Bilkent University
Department of Computer Engineering
S E M I N A R

 

Scalable Disk Layout Techniques for Graphs

 

Abdurrahman Yaar

In recent years the world has witnessed an enormous growth in social networks and the volume of data generated by them. As a consequence, processing this massive amounts of data has become a major problem. An important portion of this data is represented as graphs. In recent years, several graph processing and management systems have been developed to handle large-scale graphs. The primary goal of these systems is to run graph algorithms in an efficient and scalable manner. Unlike relational data, graphs are semi-structured in nature.
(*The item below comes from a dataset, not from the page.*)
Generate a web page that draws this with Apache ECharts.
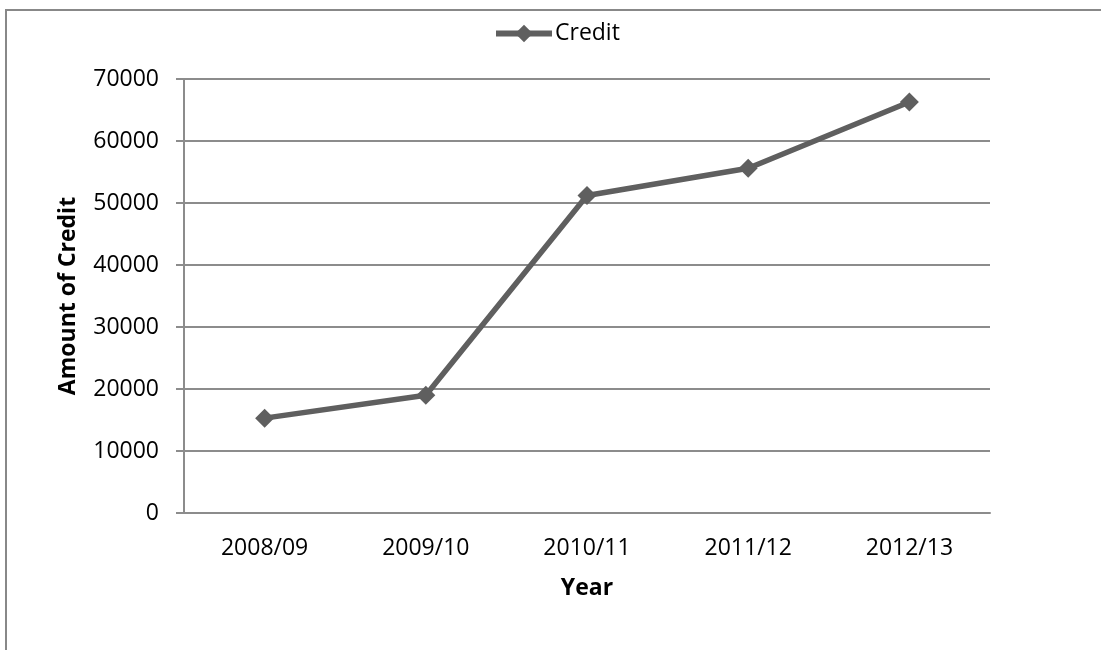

Thus, storing and accessing graph data using secondary storage requires new solutions that can provide locality of access for graph processing workloads. In this work, we propose a novel scalable disk layout technique for graphs, which aims at reducing the I/O cost of disk-based graph processing algorithms. To achieve this goal, we designed a scalable MapReduce style method called ICBP, which can divide the graph into a series of disk blocks that contain sub-graphs with high locality, as well as order these blocks on disk to reduce non-local accesses. In this presentation, we describe the ICBP method, including the challenges that arose in applying ICBP in practice, the solutions applied, and an empirical evaluation.

 

DATE: 15 December, 2014, Monday @ 16:15
PLACE: EA-409